:: WRITTEN INSTRUCTION ::
How many lines in the records below contain the word "matplotlib"? Give only the number.
#### PROVIDED RECORDS ####
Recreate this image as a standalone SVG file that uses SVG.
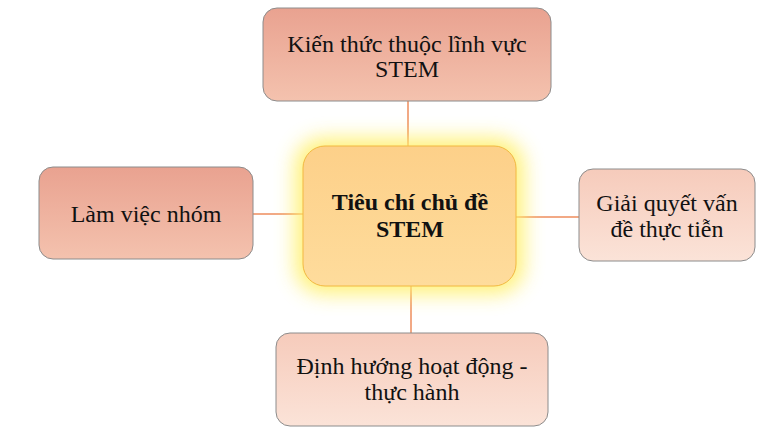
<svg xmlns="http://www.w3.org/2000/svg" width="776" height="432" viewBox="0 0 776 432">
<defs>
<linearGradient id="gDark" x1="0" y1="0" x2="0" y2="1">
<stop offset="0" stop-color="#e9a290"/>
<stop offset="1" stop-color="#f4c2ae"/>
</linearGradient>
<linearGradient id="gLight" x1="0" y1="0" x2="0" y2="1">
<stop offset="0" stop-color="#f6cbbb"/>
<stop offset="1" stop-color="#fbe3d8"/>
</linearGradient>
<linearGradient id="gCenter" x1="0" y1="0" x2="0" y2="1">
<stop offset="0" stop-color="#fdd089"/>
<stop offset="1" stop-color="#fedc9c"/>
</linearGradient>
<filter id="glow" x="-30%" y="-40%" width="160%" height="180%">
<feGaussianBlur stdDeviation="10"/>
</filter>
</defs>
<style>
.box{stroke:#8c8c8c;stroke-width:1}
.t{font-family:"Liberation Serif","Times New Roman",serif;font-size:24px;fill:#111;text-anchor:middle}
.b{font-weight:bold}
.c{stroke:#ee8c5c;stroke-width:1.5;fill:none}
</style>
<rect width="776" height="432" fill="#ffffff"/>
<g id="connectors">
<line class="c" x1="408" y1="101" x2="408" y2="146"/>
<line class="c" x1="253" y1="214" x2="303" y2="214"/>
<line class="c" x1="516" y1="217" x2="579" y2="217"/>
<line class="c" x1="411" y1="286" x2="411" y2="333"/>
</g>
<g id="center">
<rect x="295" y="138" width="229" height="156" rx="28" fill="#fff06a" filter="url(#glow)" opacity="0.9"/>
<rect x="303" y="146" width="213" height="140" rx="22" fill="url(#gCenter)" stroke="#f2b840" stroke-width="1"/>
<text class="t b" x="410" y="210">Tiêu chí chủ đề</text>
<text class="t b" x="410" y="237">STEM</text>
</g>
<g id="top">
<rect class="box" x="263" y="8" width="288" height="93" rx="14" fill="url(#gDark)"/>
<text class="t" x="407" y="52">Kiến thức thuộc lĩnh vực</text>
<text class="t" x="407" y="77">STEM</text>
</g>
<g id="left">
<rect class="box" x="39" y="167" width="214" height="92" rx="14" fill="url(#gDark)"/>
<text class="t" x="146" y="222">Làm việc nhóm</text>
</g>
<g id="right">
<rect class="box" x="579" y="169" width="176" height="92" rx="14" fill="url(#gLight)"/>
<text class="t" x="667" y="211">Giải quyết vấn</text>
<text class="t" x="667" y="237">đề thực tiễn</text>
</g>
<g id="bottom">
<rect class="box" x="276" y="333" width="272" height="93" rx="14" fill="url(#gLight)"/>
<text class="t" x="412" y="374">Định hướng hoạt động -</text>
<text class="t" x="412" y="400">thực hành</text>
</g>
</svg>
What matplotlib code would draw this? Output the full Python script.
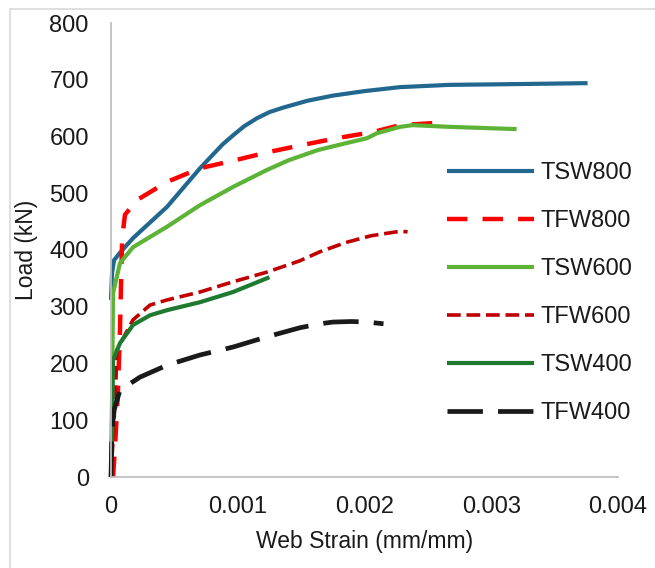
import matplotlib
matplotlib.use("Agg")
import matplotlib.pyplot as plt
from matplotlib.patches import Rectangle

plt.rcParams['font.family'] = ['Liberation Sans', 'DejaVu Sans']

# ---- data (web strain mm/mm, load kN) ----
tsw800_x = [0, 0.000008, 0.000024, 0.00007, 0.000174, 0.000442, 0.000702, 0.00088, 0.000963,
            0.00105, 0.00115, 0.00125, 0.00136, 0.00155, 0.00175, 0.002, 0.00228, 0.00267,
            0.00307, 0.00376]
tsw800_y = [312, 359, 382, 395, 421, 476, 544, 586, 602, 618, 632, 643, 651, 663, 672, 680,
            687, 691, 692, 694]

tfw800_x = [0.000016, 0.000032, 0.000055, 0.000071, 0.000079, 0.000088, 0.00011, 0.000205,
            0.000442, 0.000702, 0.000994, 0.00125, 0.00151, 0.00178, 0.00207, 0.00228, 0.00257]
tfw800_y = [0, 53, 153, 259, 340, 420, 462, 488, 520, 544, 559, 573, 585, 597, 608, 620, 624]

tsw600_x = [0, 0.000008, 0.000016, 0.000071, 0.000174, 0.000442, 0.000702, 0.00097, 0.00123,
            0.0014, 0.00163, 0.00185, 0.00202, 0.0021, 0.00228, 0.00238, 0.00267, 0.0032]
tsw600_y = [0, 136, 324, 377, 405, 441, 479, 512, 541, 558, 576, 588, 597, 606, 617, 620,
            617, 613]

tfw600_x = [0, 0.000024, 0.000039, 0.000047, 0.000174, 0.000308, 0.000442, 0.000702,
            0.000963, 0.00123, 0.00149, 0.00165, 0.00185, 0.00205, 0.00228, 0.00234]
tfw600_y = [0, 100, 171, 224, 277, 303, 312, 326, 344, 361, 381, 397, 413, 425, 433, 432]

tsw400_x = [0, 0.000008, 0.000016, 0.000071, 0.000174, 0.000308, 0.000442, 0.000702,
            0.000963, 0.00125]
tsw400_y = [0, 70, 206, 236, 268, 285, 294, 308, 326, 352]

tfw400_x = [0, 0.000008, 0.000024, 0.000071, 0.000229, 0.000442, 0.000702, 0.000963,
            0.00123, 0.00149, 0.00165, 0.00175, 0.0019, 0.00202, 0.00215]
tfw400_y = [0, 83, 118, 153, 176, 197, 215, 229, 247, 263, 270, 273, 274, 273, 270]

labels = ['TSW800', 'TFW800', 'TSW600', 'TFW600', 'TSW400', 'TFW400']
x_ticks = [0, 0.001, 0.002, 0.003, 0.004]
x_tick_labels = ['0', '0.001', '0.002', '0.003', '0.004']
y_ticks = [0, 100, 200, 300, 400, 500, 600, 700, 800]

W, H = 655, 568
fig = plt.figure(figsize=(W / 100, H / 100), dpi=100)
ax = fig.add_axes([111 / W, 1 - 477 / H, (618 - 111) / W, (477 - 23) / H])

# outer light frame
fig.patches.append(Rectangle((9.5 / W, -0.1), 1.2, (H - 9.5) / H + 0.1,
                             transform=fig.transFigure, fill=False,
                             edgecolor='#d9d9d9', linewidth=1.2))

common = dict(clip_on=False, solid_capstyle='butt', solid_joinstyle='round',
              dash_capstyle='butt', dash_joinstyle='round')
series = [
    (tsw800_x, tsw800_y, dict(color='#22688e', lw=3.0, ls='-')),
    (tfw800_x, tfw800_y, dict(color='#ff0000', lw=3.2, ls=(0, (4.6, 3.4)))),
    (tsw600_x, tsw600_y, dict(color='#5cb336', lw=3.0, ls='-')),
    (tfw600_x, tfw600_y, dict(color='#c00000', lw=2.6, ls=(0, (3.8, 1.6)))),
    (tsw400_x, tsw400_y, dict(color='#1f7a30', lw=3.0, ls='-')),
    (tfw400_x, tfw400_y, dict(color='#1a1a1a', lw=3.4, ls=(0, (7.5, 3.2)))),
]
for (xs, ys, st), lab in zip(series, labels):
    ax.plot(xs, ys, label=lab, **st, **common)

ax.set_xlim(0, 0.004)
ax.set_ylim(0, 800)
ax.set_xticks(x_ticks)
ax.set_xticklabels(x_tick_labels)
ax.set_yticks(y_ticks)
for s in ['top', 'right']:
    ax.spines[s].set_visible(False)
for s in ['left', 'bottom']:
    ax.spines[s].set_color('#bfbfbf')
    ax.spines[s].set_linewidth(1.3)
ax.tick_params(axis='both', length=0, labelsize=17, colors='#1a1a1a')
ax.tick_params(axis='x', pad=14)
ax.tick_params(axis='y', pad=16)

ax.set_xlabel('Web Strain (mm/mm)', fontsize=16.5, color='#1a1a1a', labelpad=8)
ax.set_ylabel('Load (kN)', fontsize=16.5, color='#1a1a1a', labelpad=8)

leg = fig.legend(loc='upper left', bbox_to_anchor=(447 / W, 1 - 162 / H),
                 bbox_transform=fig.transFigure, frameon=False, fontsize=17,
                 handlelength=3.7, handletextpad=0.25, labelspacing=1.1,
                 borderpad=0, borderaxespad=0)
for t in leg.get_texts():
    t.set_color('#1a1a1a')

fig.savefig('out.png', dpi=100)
####
:: EXERCISE RESULT ::
5